I am not a chimpanzee
nytheatre.com review by Robert Weinstein
July 15, 2007
The events depicted in Michael Stockman's i am not a chimpanzee, take place in the kitchen of Sam and Margaret Waxman's Park Avenue apartment exactly one year after the towers fell on September 11, 2001. Since that day, Sam and Margaret have developed a couple of curious coping mechanisms. Sam, once a successful lawyer, now spends the bulk of his days wearing pimp-daddy track suits and snorting cocaine under the kitchen table. He hasn't showered for close to six months and peppers his conversations with petty insults. Margaret, receiver of these nasty barbs, spends most of her days caring for Captain Noodles, Mallabee, and Dr. 10-Cents, the residents of the chimpanzee sanctuary in the Bronx Zoo where she volunteers. Margaret is so lonely at times she admits to slipping into the sleeping bag of one of her chimp charges. These mechanisms create a great divide between the couple and their individual relationships to reality.
Sam's solution to this problem, concocted with equal parts rage and frustration, is to hire a Jamaican prostitute named Ayla into their home in hopes of refocusing his wife's attentions from the chimps to himself.
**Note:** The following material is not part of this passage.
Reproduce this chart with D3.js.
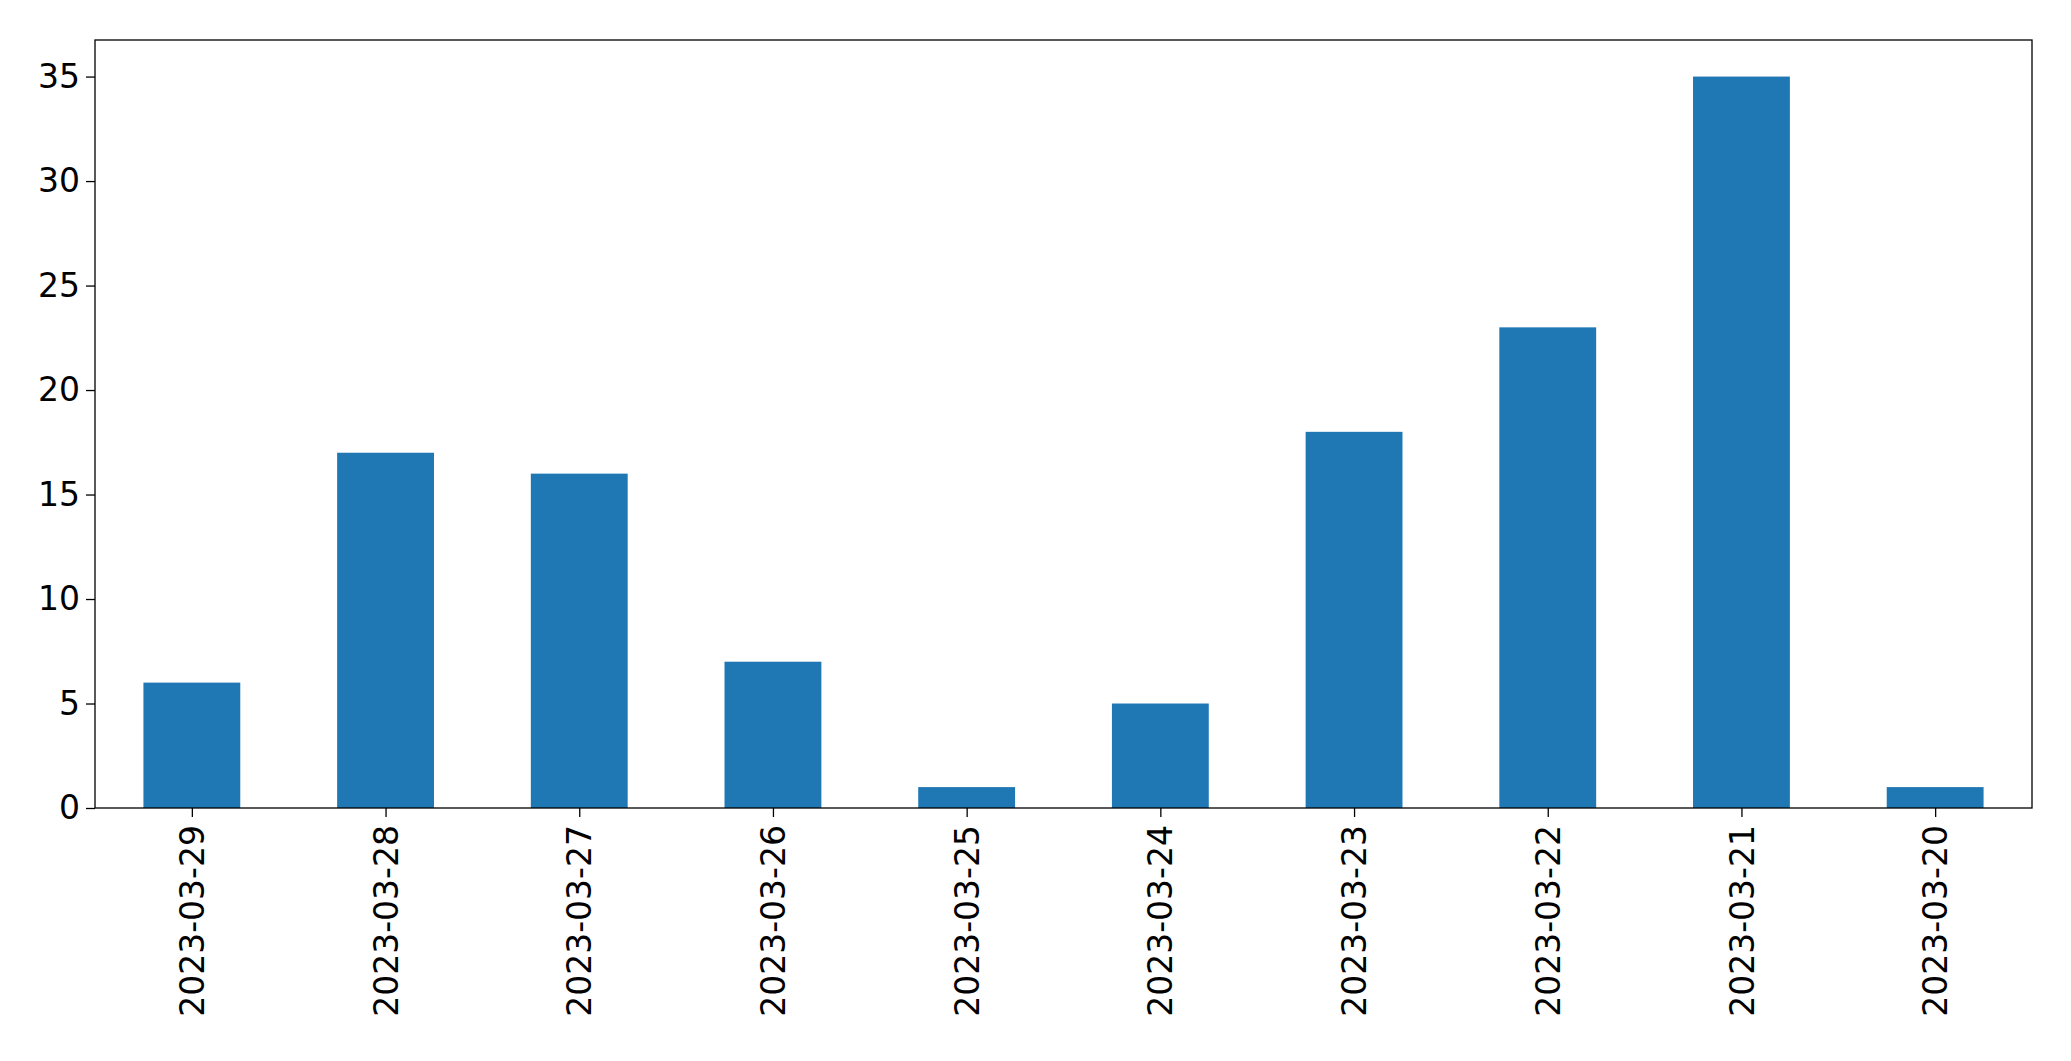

Ayla, costumed in a bright yellow tank top and incredibly short shorts, arrives with her own set of issues: this is her last job before taking off to Jamaica to get a handle on her own life. Her arrival on the scene provides a burst of sunshine into an otherwise gloomy environment—the three sniff enough cocaine to kill at least a dozen buffalo—and the play turns into a battle of wills which forces the happy couple to recognize the toll their loss has extracted.
Ayla is the spirit this couple and this show needs. She is voluptuous, sure, and her figure alone is enough to destroy a thousand marriages. But her unfettered joy acts as the perfect foil for the grief and neuroses that has consumed Sam and Margaret since the death of their son. Ayla gets Sam to shower by withholding sex from him; she gets the seemingly straight-laced Margaret sniffing cocaine like an uptight, suburban Tony Montana. But her greatest feat is opening the floodgates of their despair and forcing them to recognize the existence of the other. When this finally happens, the character's vulnerabilities are on full display. "Who died?" Margaret asks. "We did." Sam replies. In that moment I glimpsed the fabric torn by their loss.
I wanted to like i am not a chimpanzee more than I did. Stockman's script is full of intelligence but it felt as though director Douglas S. Hall focused more on its quirks than the humanity inherent in its comedy. This may be due to the fact that the characters spend as much time talking to the audience as they do each other, but the pacing, at times manic, glosses over the motors underneath their actions, which made the journey to its climax less immediate than it might have been. To its credit though, the audience laughed frequently and never lost interest, a testament to the skillful exploration of its themes.